Bizarrely, though, despite the massive volume of his work,
the enthusiasm with which he was received in the Japanese market, and the
interest he attracted in other markets (translations into English, German,
Russian, French, Italian, and Hungarian!) he seems to have received little
recognition in the form of awards – at least not directly: many of the efforts
to transform his works into films or manga have won awards.
Early in his career, Hoshi’s collection Six Short Shorts
was nominated for the Naoki Sanjugo prize in 1961 (beaten, unsurprisingly, by
Minakami’s Temple of the Wild Geese).
Another collection of stories was nominated for the Mystery Writers of
Japan Award in 1962, and a novel in 1965, but it wasn’t until 1968 that he won the
MWJ with his short Delusion Bank –
though that award was presented for both the story and “for past achievement”.
[7] Strangely, despite his popularity
and reputation, Hoshi was never awarded the coveted Seiun Prize by Japanese SF
fandom, and it wasn’t until after his death that he was awarded the Nihon SF
Taisho Award [8] for life achievement.
A fair bit of Hoshi’s work has been translated into English,
including possibly his best known story Bokko-chan
which was printed in the June 1963 issue of SF&F and seems to have been
Western fandom’s first encounter with this remarkable author.
Like a lot of Japanese SF, Hoshi’s writing has a very
different flavour from what we’re used to in the type of English SF from the
era in which he was writing – but I think its charm is that it retains the
style of the older pulps that was lost during the shifts that occurred in
American genre publishing in the 50s and early 60s.
For anyone looking for a “gateway” to Japanese SF, his
short, sharp stories are definitely a good place to start.
--30—
1. Hoshi is the family name of course, but it has always
felt strange to me to anglicize the order – it just sounds better this way
around.
2. 地球から来た男(chikyuu kara kita otoko) – oddly I can’t find any online
reference to this collection from before the 2007 Kadokawa Bunko imprint,
though I bought mine years before that, in about 1999 or 2000.
3. Author of Wild Geese and other works, also known
for his poetry and his translations of contemporary Western authors such as
Hans Christian Andersen, Ibsen and others.
In his later career, he produced a number of biographies of Edo Period
academics.
4. Hoshi’s great-grandfather was a famous writer and
physician to royalty, his grandfather was an anatomist, his father was the
founder of both a pharmaceutical university and a pharmaceutical manufacturer.
5. The founder of the luxurious New Otani hotel chain.

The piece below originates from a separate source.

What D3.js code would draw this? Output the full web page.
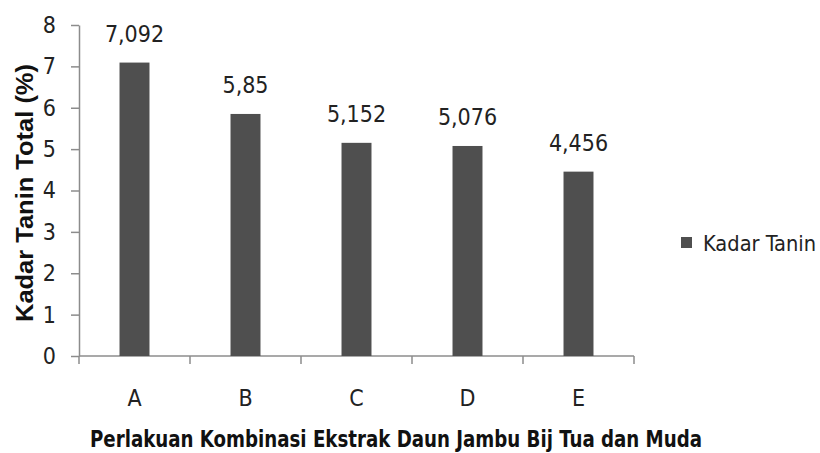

6. This is considered something of a new thing in English –
think flash fiction – but has been a mainstay of Japanese literature, not only
in fiction but for essays and the like, more or less since the beginning of
their commercial printing industry.
7. Interestingly, some of the best American SF authors of
the 30s and 40s – surely a major influence on Hoshi, given his translation of
Frederick Brown and his interest in Ray Bradbury – were also known for their
mysteries and crime stories. I’ve often
wondered if working in this genre helps to discipline the fantasies of SF to
create superior stories.
8. The Japanese industry’s equivalent of the Nebula, awarded
by the Science Fiction and Fantasy Writers of Japan.